AVAILABLE DATA ::
____

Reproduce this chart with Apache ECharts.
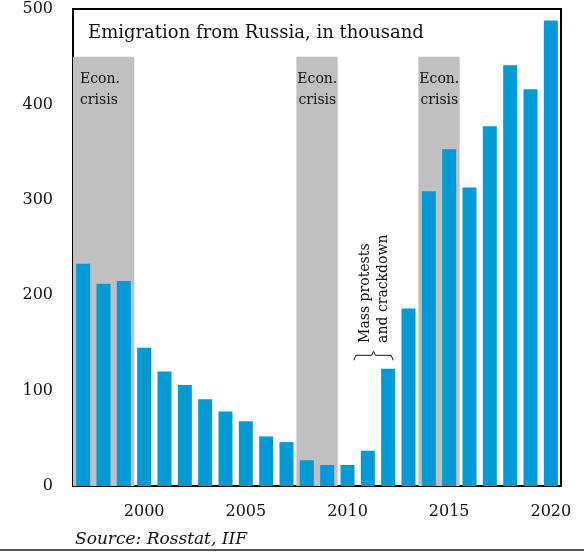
<!DOCTYPE html>
<html lang="en">
<head>
    <meta charset="UTF-8">
    <title>Emigration from Russia</title>
    <script src="https://cdn.jsdelivr.net/npm/echarts@6/dist/echarts.min.js"></script>
    <style>
        body { margin: 0; background: #fff; }
    </style>
</head>
<body>
    <div id="main" style="width: 584px;height:554px;"></div>
    <script>
        // data, in thousand people
        var years = ['1997', '1998', '1999', '2000', '2001', '2002', '2003', '2004', '2005', '2006', '2007', '2008',
                     '2009', '2010', '2011', '2012', '2013', '2014', '2015', '2016', '2017', '2018', '2019', '2020'];
        var emigrants = [233, 212, 215, 145, 120, 106, 91, 78, 68, 52, 46, 27,
                         22, 22, 37, 123, 186, 309, 353, 313, 377, 441, 416, 488];
        var crisisYears = ['1997', '1998', '1999', '2008', '2009', '2014', '2015'];
        var crisisStart = ['1997', '2008', '2014'];
        var crisisTop = 450;
        var xTickLabels = ['2000', '2005', '2010', '2015', '2020'];
        var yMax = 500, yStep = 100;

        var serif = '"DejaVu Serif", Georgia, serif';

        var bandData = years.map(function (y, i) {
            if (crisisYears.indexOf(y) < 0) return null;
            if (crisisStart.indexOf(y) < 0) return crisisTop;
            var first = i === 0;
            return {
                value: crisisTop,
                label: {
                    show: true,
                    formatter: 'Econ.\ncrisis',
                    position: first ? [7, 12] : ['100%', 12],
                    align: first ? 'left' : 'center',
                    fontFamily: serif,
                    fontSize: 14,
                    lineHeight: 21,
                    color: '#111'
                }
            };
        });

        var myChart = echarts.init(document.getElementById('main'));
        var option = {
            animation: false,
            title: {
                text: 'Emigration from Russia, in thousand',
                left: 83,
                top: 19,
                textStyle: { fontFamily: serif, fontSize: 18, fontWeight: 'normal', color: '#111' }
            },
            grid: {
                left: 73, right: 23, top: 9, bottom: 68,
                show: true, borderColor: '#000', borderWidth: 2
            },
            xAxis: [
                {
                    type: 'category',
                    data: years,
                    axisLine: { lineStyle: { color: '#000', width: 2 } },
                    axisTick: { show: false },
                    axisLabel: {
                        interval: 0,
                        margin: 18,
                        fontFamily: serif, fontSize: 16, color: '#111',
                        formatter: function (v) { return xTickLabels.indexOf(v) >= 0 ? v : ''; }
                    }
                },
                { type: 'category', data: years, show: false }
            ],
            yAxis: {
                type: 'value',
                min: 0, max: yMax, interval: yStep,
                splitLine: { show: false },
                axisLine: { show: false },
                axisTick: { show: false },
                axisLabel: { margin: 20, fontFamily: serif, fontSize: 16, color: '#111' }
            },
            series: [
                {
                    name: 'crisis',
                    type: 'bar',
                    xAxisIndex: 1,
                    data: bandData,
                    barWidth: 21,
                    itemStyle: { color: '#c0c0c0' },
                    z: 1,
                    silent: true
                },
                {
                    name: 'emigrants',
                    type: 'bar',
                    data: emigrants,
                    barWidth: 14,
                    itemStyle: { color: '#009bd6' },
                    z: 2
                }
            ]
        };
        myChart.setOption(option);

        // annotation next to 2011/2012
        var p11 = myChart.convertToPixel({ xAxisIndex: 0, yAxisIndex: 0 }, ['2011', 150]);
        var p12 = myChart.convertToPixel({ xAxisIndex: 0, yAxisIndex: 0 }, ['2012', 137]);
        var bx0 = p11[0] - 14, bx1 = p12[0] + 5, by = p12[1], bm = (bx0 + bx1) / 2;
        myChart.setOption({
            graphic: [
                {
                    type: 'text',
                    x: p11[0] - 11, y: p11[1],
                    rotation: Math.PI / 2,
                    style: {
                        text: 'Mass protests\nand crackdown',
                        font: '14px ' + serif,
                        lineHeight: 18,
                        fill: '#111',
                        align: 'left',
                        verticalAlign: 'top'
                    }
                },
                {
                    type: 'polyline',
                    shape: {
                        points: [[bx0, by + 5], [bx0 + 2, by], [bm - 2, by], [bm, by - 4],
                                 [bm + 2, by], [bx1 - 2, by], [bx1, by + 5]]
                    },
                    style: { stroke: '#111', lineWidth: 1, fill: null }
                },
                {
                    type: 'text',
                    left: 75, top: 531,
                    style: { text: 'Source: Rosstat, IIF', font: 'italic 17px ' + serif, fill: '#111' }
                },
                {
                    type: 'line',
                    shape: { x1: 0, y1: 550, x2: 584, y2: 550 },
                    style: { stroke: '#555', lineWidth: 2 }
                }
            ]
        });
    </script>
</body>
</html>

____

TASK PROMPT ::
Reproduce the material in full, word for word, and omit the pictures.

WORKED SOLUTION ::
Reproduce this chart with Apache ECharts.
<!DOCTYPE html>
<html lang="en">
<head>
    <meta charset="UTF-8">
    <title>Emigration from Russia</title>
    <script src="https://cdn.jsdelivr.net/npm/echarts@6/dist/echarts.min.js"></script>
    <style>
        body { margin: 0; background: #fff; }
    </style>
</head>
<body>
    <div id="main" style="width: 584px;height:554px;"></div>
    <script>
        // data, in thousand people
        var years = ['1997', '1998', '1999', '2000', '2001', '2002', '2003', '2004', '2005', '2006', '2007', '2008',
                     '2009', '2010', '2011', '2012', '2013', '2014', '2015', '2016', '2017', '2018', '2019', '2020'];
        var emigrants = [233, 212, 215, 145, 120, 106, 91, 78, 68, 52, 46, 27,
                         22, 22, 37, 123, 186, 309, 353, 313, 377, 441, 416, 488];
        var crisisYears = ['1997', '1998', '1999', '2008', '2009', '2014', '2015'];
        var crisisStart = ['1997', '2008', '2014'];
        var crisisTop = 450;
        var xTickLabels = ['2000', '2005', '2010', '2015', '2020'];
        var yMax = 500, yStep = 100;

        var serif = '"DejaVu Serif", Georgia, serif';

        var bandData = years.map(function (y, i) {
            if (crisisYears.indexOf(y) < 0) return null;
            if (crisisStart.indexOf(y) < 0) return crisisTop;
            var first = i === 0;
            return {
                value: crisisTop,
                label: {
                    show: true,
                    formatter: 'Econ.\ncrisis',
                    position: first ? [7, 12] : ['100%', 12],
                    align: first ? 'left' : 'center',
                    fontFamily: serif,
                    fontSize: 14,
                    lineHeight: 21,
                    color: '#111'
                }
            };
        });

        var myChart = echarts.init(document.getElementById('main'));
        var option = {
            animation: false,
            title: {
                text: 'Emigration from Russia, in thousand',
                left: 83,
                top: 19,
                textStyle: { fontFamily: serif, fontSize: 18, fontWeight: 'normal', color: '#111' }
            },
            grid: {
                left: 73, right: 23, top: 9, bottom: 68,
                show: true, borderColor: '#000', borderWidth: 2
            },
            xAxis: [
                {
                    type: 'category',
                    data: years,
                    axisLine: { lineStyle: { color: '#000', width: 2 } },
                    axisTick: { show: false },
                    axisLabel: {
                        interval: 0,
                        margin: 18,
                        fontFamily: serif, fontSize: 16, color: '#111',
                        formatter: function (v) { return xTickLabels.indexOf(v) >= 0 ? v : ''; }
                    }
                },
                { type: 'category', data: years, show: false }
            ],
            yAxis: {
                type: 'value',
                min: 0, max: yMax, interval: yStep,
                splitLine: { show: false },
                axisLine: { show: false },
                axisTick: { show: false },
                axisLabel: { margin: 20, fontFamily: serif, fontSize: 16, color: '#111' }
            },
            series: [
                {
                    name: 'crisis',
                    type: 'bar',
                    xAxisIndex: 1,
                    data: bandData,
                    barWidth: 21,
                    itemStyle: { color: '#c0c0c0' },
                    z: 1,
                    silent: true
                },
                {
                    name: 'emigrants',
                    type: 'bar',
                    data: emigrants,
                    barWidth: 14,
                    itemStyle: { color: '#009bd6' },
                    z: 2
                }
            ]
        };
        myChart.setOption(option);

        // annotation next to 2011/2012
        var p11 = myChart.convertToPixel({ xAxisIndex: 0, yAxisIndex: 0 }, ['2011', 150]);
        var p12 = myChart.convertToPixel({ xAxisIndex: 0, yAxisIndex: 0 }, ['2012', 137]);
        var bx0 = p11[0] - 14, bx1 = p12[0] + 5, by = p12[1], bm = (bx0 + bx1) / 2;
        myChart.setOption({
            graphic: [
                {
                    type: 'text',
                    x: p11[0] - 11, y: p11[1],
                    rotation: Math.PI / 2,
                    style: {
                        text: 'Mass protests\nand crackdown',
                        font: '14px ' + serif,
                        lineHeight: 18,
                        fill: '#111',
                        align: 'left',
                        verticalAlign: 'top'
                    }
                },
                {
                    type: 'polyline',
                    shape: {
                        points: [[bx0, by + 5], [bx0 + 2, by], [bm - 2, by], [bm, by - 4],
                                 [bm + 2, by], [bx1 - 2, by], [bx1, by + 5]]
                    },
                    style: { stroke: '#111', lineWidth: 1, fill: null }
                },
                {
                    type: 'text',
                    left: 75, top: 531,
                    style: { text: 'Source: Rosstat, IIF', font: 'italic 17px ' + serif, fill: '#111' }
                },
                {
                    type: 'line',
                    shape: { x1: 0, y1: 550, x2: 584, y2: 550 },
                    style: { stroke: '#555', lineWidth: 2 }
                }
            ]
        });
    </script>
</body>
</html>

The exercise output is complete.